The Financial Conduct Authority (FCA) has published the finalised non-handbook guidance on its anti-greenwashing rule that comes into force later this month, on 31 May 2024, and will apply to all regulated firms in the UK. Additionally, the FCA proposes extending its sustainability framework.

Tackling greenwashing is a priority for the FCA, and it is bringing in the new anti-greenwashing rule to protect consumers, and to enable the FCA to take action against firms that make misleading sustainability-related claims about their products and services.

Results from the latest Financial Lives survey shows significant consumer interest in sustainable finance as 81% of adults surveyed would like their investments to do some good as well as provide a financial return. This work supports the long-term growth and competitiveness of the sector by helping businesses meet this demand and ensuring consumers who invest in sustainability-related financial products can make informed decisions.

Draft guidance relating to the rule was first published and consulted on in November 2023, at the same time that the FCA finalised its flagship sustainability disclosure requirements (SDR) and investment labelling regime amid significant recent supervisory developments in both the UK and the EU regarding the risks of greenwashing in the financial services sector.

The anti-greenwashing rule will be added to the ESG Sourcebook at ESG 4.3.1R and requires firms to ensure that any reference to the sustainability characteristics of a product or service is consistent with the sustainability characteristics of the product or service and is fair, clear, and not misleading. “Sustainability” refers to both environmental and social sustainability.

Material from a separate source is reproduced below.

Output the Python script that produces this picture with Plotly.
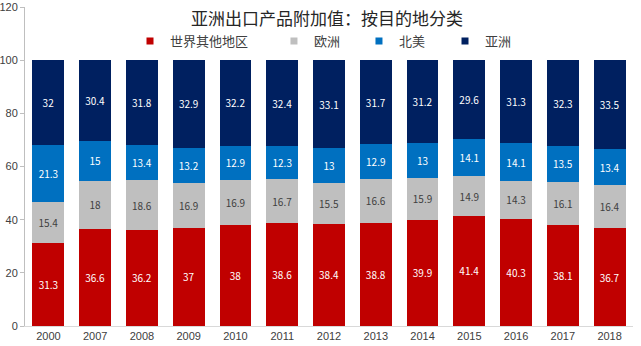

The finalised guidance follows the draft guidance very closely. One area of feedback from the consultation was a request for examples of good practice. The FCA has obliged and has included two examples of good practice that will be of assistance to firms. The takeaways from these examples are clear and robust standards for sustainability characteristics, continuous monitoring, and clear explanations in marketing materials.

An area of the guidance that remains unclear and will be of concern to many firms is the extent to which statements a firm makes about itself are caught by the new rule. The guidance says that the scope of the anti-greenwashing rule relates only to claims made regarding products and services.

It goes on to say that existing consumer protection law, including the guidance published by the Advertising Standards Authority and the Competition and Markets Authority, as well as FCA Principles 6, 7, and 12, can apply to sustainability-related claims that a firm may make about itself as a firm.

The FCA is also consulting on extending to portfolio managers the requirements on how sustainable investments are labelled and explained, making consumer choice easier. These are firms that manage a group of investments for consumers, which can either be offered as standardised products or tailored services.

The proposed labelling and Sustainability Disclosure Requirements (SDR) for portfolio managers largely mirror those introduced for asset managers in November 2023. They include:

  • product labels to help consumers understand what their money is being used for
  • naming and marketing requirements so products can only be described as having positive outcomes on the environment and/or society when those claims can be backed up

The FCA’s director of environmental, social and governance, Sacha Sadan said: “Confirming the new anti-greenwashing guidance and our proposals to extend the Sustainability Disclosure Requirements and investment labels regime are important milestones that maintain the UK’s place at the forefront of sustainable investment.

“Our good and poor practice anti-greenwashing examples will help firms market their products in the right way. We continue to work closely with the ASA and CMA to address greenwashing.”

Screening of more than 40,000 funds from across the world with ‘ESG’ in their title found that 18% were found to have a negative impact relative to their market benchmark.

Similarly, a recent Research in Finance survey of 227 discretionary fund managers and investment advisors found that six in ten are holding back from investing in ESG funds for fears over exaggerated and misleading claims and labels.

Additionally, RepRisk found that one in every five cases of corporate risk incidents linked to ESG issues stemmed from greenwashing and misleading communications.